begin

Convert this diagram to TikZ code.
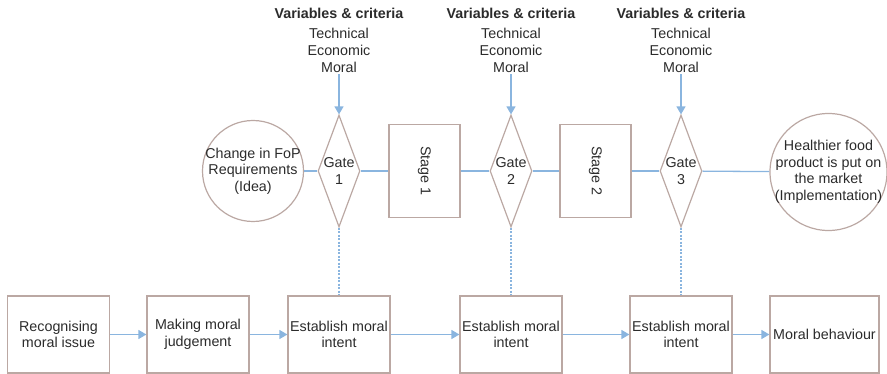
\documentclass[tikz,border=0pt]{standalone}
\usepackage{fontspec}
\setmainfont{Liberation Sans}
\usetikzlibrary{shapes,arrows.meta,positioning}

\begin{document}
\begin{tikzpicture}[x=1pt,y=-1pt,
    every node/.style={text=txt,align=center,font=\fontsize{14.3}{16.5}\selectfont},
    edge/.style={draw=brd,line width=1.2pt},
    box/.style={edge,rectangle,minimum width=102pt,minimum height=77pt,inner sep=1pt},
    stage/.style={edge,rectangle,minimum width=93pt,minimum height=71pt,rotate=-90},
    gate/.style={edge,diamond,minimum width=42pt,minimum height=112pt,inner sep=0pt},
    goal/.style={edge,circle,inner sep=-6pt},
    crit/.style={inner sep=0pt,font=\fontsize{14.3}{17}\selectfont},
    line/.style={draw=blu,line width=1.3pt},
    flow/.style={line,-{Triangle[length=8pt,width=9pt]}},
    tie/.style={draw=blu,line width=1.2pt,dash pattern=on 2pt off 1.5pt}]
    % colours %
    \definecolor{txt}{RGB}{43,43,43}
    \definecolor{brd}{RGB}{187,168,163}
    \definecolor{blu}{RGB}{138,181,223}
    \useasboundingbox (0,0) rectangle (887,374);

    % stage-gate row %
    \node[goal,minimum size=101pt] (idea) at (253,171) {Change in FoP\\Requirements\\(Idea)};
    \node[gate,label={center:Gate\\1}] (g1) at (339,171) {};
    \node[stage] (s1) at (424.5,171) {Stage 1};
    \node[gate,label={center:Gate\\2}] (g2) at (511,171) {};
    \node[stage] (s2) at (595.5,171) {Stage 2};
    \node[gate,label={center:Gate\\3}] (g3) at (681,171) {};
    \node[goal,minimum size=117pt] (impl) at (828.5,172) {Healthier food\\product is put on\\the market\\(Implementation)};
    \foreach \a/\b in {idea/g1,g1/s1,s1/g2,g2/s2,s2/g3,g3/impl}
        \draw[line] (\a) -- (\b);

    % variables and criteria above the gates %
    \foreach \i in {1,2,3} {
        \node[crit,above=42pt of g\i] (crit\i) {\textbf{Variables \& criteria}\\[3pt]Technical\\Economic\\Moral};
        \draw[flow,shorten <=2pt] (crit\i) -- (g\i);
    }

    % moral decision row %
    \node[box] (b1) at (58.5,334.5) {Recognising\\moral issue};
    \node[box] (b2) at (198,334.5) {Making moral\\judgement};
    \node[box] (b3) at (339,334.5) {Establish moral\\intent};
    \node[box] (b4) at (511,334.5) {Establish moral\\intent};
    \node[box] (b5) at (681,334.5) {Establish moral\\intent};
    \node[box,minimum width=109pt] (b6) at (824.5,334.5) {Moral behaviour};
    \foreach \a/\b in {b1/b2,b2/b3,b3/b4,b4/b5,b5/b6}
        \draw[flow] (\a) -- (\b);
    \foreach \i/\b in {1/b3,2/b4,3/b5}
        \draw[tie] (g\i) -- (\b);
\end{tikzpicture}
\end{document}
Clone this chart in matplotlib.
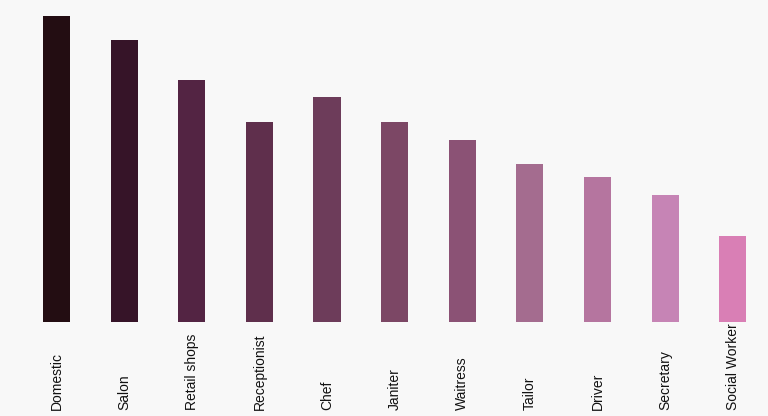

end

▶ **WRITTEN INSTRUCTION**:
Repeat the material verbatim. Do not carry over any picture.

▶ **ANSWER TO THIS EXERCISE**:
Convert this diagram to TikZ code.
\documentclass[tikz,border=0pt]{standalone}
\usepackage{fontspec}
\setmainfont{Liberation Sans}
\usetikzlibrary{shapes,arrows.meta,positioning}

\begin{document}
\begin{tikzpicture}[x=1pt,y=-1pt,
    every node/.style={text=txt,align=center,font=\fontsize{14.3}{16.5}\selectfont},
    edge/.style={draw=brd,line width=1.2pt},
    box/.style={edge,rectangle,minimum width=102pt,minimum height=77pt,inner sep=1pt},
    stage/.style={edge,rectangle,minimum width=93pt,minimum height=71pt,rotate=-90},
    gate/.style={edge,diamond,minimum width=42pt,minimum height=112pt,inner sep=0pt},
    goal/.style={edge,circle,inner sep=-6pt},
    crit/.style={inner sep=0pt,font=\fontsize{14.3}{17}\selectfont},
    line/.style={draw=blu,line width=1.3pt},
    flow/.style={line,-{Triangle[length=8pt,width=9pt]}},
    tie/.style={draw=blu,line width=1.2pt,dash pattern=on 2pt off 1.5pt}]
    % colours %
    \definecolor{txt}{RGB}{43,43,43}
    \definecolor{brd}{RGB}{187,168,163}
    \definecolor{blu}{RGB}{138,181,223}
    \useasboundingbox (0,0) rectangle (887,374);

    % stage-gate row %
    \node[goal,minimum size=101pt] (idea) at (253,171) {Change in FoP\\Requirements\\(Idea)};
    \node[gate,label={center:Gate\\1}] (g1) at (339,171) {};
    \node[stage] (s1) at (424.5,171) {Stage 1};
    \node[gate,label={center:Gate\\2}] (g2) at (511,171) {};
    \node[stage] (s2) at (595.5,171) {Stage 2};
    \node[gate,label={center:Gate\\3}] (g3) at (681,171) {};
    \node[goal,minimum size=117pt] (impl) at (828.5,172) {Healthier food\\product is put on\\the market\\(Implementation)};
    \foreach \a/\b in {idea/g1,g1/s1,s1/g2,g2/s2,s2/g3,g3/impl}
        \draw[line] (\a) -- (\b);

    % variables and criteria above the gates %
    \foreach \i in {1,2,3} {
        \node[crit,above=42pt of g\i] (crit\i) {\textbf{Variables \& criteria}\\[3pt]Technical\\Economic\\Moral};
        \draw[flow,shorten <=2pt] (crit\i) -- (g\i);
    }

    % moral decision row %
    \node[box] (b1) at (58.5,334.5) {Recognising\\moral issue};
    \node[box] (b2) at (198,334.5) {Making moral\\judgement};
    \node[box] (b3) at (339,334.5) {Establish moral\\intent};
    \node[box] (b4) at (511,334.5) {Establish moral\\intent};
    \node[box] (b5) at (681,334.5) {Establish moral\\intent};
    \node[box,minimum width=109pt] (b6) at (824.5,334.5) {Moral behaviour};
    \foreach \a/\b in {b1/b2,b2/b3,b3/b4,b4/b5,b5/b6}
        \draw[flow] (\a) -- (\b);
    \foreach \i/\b in {1/b3,2/b4,3/b5}
        \draw[tie] (g\i) -- (\b);
\end{tikzpicture}
\end{document}
Clone this chart in matplotlib.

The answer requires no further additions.